My expectation was that the first two calls to passByBSTRVal and passByBSTRRef would work. Why? Because VBA strings are COM BSTR objects. However, while stepping through the C++ code, the value of s for both of these functions was garbage (a bunch of kanji). Additionally, the displayed message box was (the same). I'm really surprised the first two functions didn't work.

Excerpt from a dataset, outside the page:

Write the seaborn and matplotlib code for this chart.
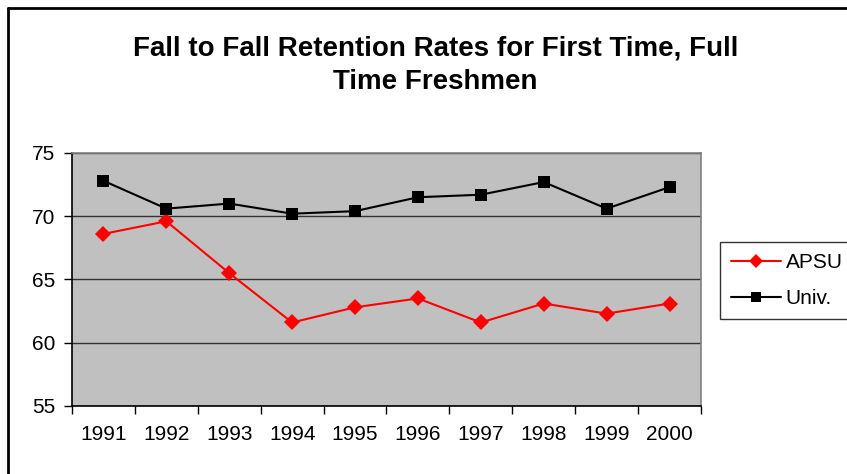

My next expectation was for the second two calls to passByNarrowVal and passByNarrowRef to not work because a BSTR is defined as "typedef OLECHAR *BSTR", and an OLECHAR is a wide character type, while LPCSTR is a narrow character type. However, contrary to my expectation, these two functions actually did work. When I stepped through the C++ code, the parameter s was exactly what i was expecting it to be. My expectation was wrong again.

Lastly, my expectation for the final 2 functions (pass by wide val and ref) was that they would work, since an OLECHAR is a string of wide characters, so a LPCWSTR should be able to point to a BSTR. But as with case #1 (I guess these two cases are identical) my expectation was wrong. The parameter s was made up of garbage characters (and the MessageBox displayed the same garbage characters.)

Why was my intuition completely wrong? Can someone please explain what I'm not understanding here?

like image 766
Mathematician Avatar asked Sep 09 '16 04:09

Mathematician


3 Answers

Here are some old reference articles, it's worth reading because it explains the root causes of all our problems:

  • How to: Access DLLs in Excel
  • And two older VB ones (VBA is an updated VB runtime): Passing Strings to a DLL Procedure Declaring a DLL Procedure

To sum up:

  • VBA internal storage is BSTR with unicode characters in it.
  • VBA also uses BSTR for talking with the external world, but you don't have to use BSTR if you don't want to because from C/C++, you may choose to use only the pointer part of the BSTR (a BSTR is a LPWSTR, an LPWSTR is not a BSTR).
  • The content of the BSTR that VBA uses to communicate outside its world is not unicode but ANSI (VBA is still living in the 90s and thinks that, regarding the String data type, the outside world is always ANSI, ASCIIZ, CodePage, etc. ). So, even if it still uses a BSTR, that BSTR contains the ANSI equivalent of the internal Unicode storage, modulo the current locale (BSTR is like an envelope that can contain anything, including ANSI, including zero characters anywhere, provided the length matches the data).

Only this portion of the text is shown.